Theodore Edgecomb Sentenced to 25 Years for Reckless Homicide of Milwaukee Attorney

Jason Cleereman’s Obituary Photo (left) via Peace of Mind Funeral & Cremation Services. Theodore Edgecomb’s mugshot (right) via Milwaukee County Sherriff’s Office.

With a furrow in her eyebrows and a quiver in her voice, she quickly pans the courtroom back and forth.

“If I can’t find a seat, I have to leave?”

She is there for the victim’s family, but a woman from the defendant’s party offers her a seat: on her lap. She takes it.

Over 50 people were present in the courtroom as Theodore Edgecomb was sentenced to 25 years in prison and 12 years of extended supervision on Friday, April 8, 2022, after he was found guilty of first-degree reckless homicide on Jan. 26, 2022. 

“You shot him right here, almost right between the eyes,” said Judge Borowski to Edgecomb in court on April 8. “That is not an accident, as you testified. It’s not.”
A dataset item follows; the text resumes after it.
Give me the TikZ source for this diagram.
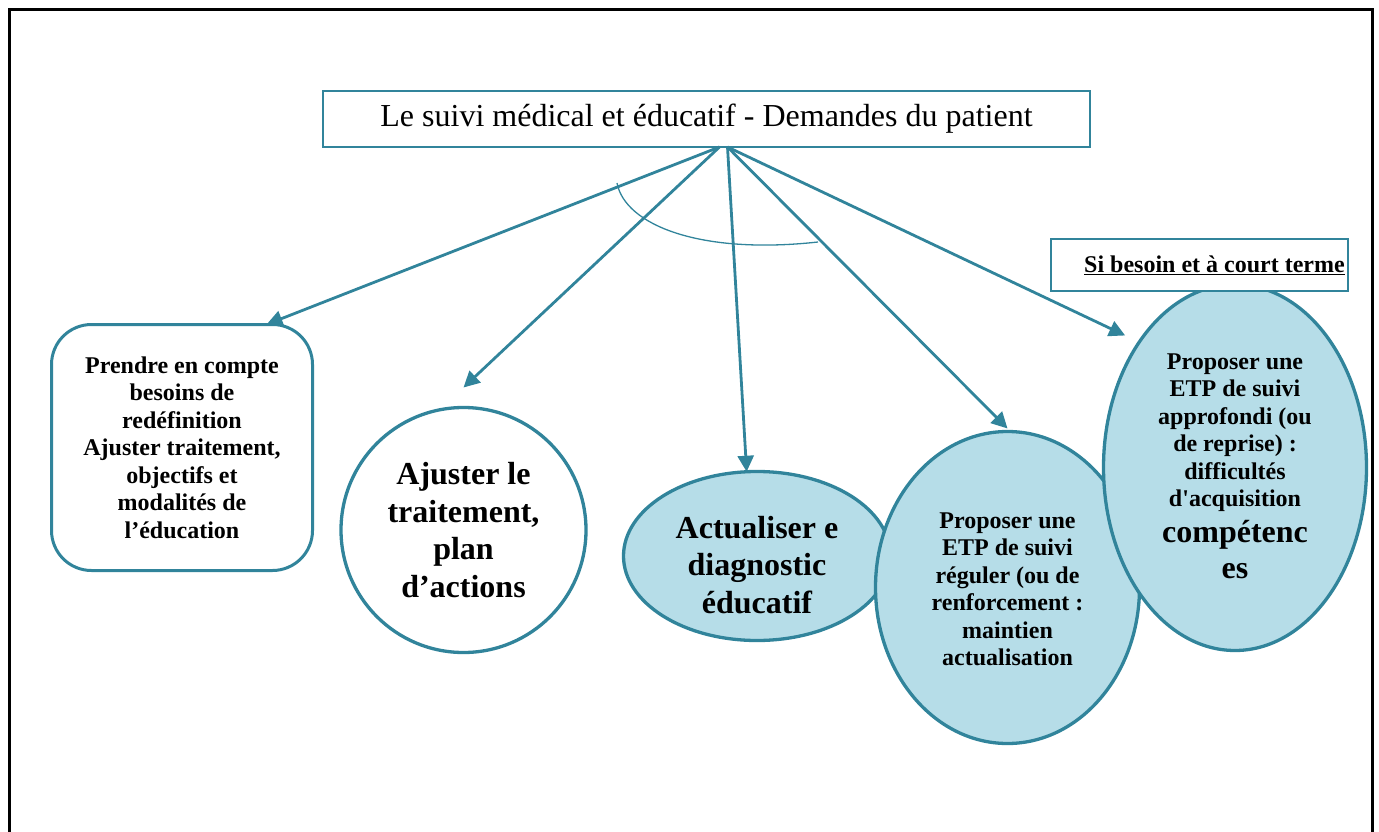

On Tuesday, Sept. 22, 2020, Edgecomb was on a bike traveling near Brady Street when Jason Cleereman, a Milwaukee immigration attorney, approached him in a vehicle with his wife. In Edgecomb’s testimony on Jan. 26, he said that initially, Jason Cleereman said “the n-word” and to “get out of the street.” The couple quickly pulled over and Jason Cleereman left the car to chase Edgecomb on foot. Only moments later, Edgecomb used an illegally-owned firearm to shoot Jason Cleereman once in the head. He was dead upon arrival.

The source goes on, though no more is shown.